Mais par rapport aux espoirs initiaux, on est loin des « 100 milliards de $ » prédits. Le panier d’achats chinois ne dépasse pas les 35 milliards de dollars fermes déjà mis sur la table par le Japon. Or, un enjeu majeur de cette visite pour Xi était de démontrer à l’Inde, par ses largesses, qu’un axe commercial Delhi-Tokyo n’avait pas de sens. Il fallait aussi écarter l’axe de défense dont rêvent Inde et Japon: Pékin suggérait la chance de signer un accord frontalier calqué sur celui signé en 2004 entre Chine et Russie. Mais là non plus, rien n’arriva. Et le désaccord fut patent, au fait pour Xi et Modi de se séparer sans communiqué conjoint…

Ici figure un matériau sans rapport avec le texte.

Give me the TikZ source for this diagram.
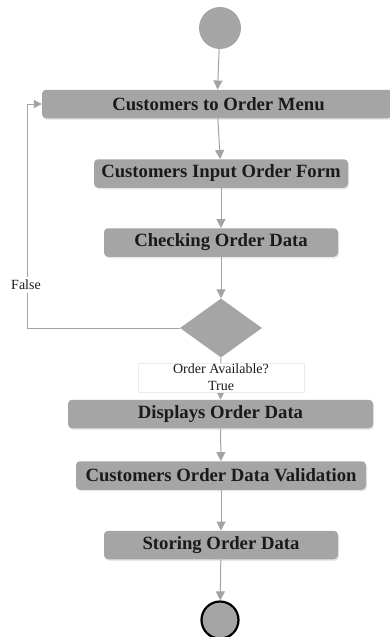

Il faut dire que le 18/09 à Delhi, une heure avant le banquet en l’honneur de Xi, on apprenait l’entrée d’un millier de soldats de l’APL au Ladakh, revendiqué par les deux pays. L’APL entendait « bâtir une route temporaire ». Sans retard, 1500 militaires indiens furent dépêchés pour leur faire face, et Modi pria Xi de les rappeler, ce que l’invité accepta. Mais le 19/09, l’APL n’avait pas quitté le site -elle y restait encore 6 jours plus tard.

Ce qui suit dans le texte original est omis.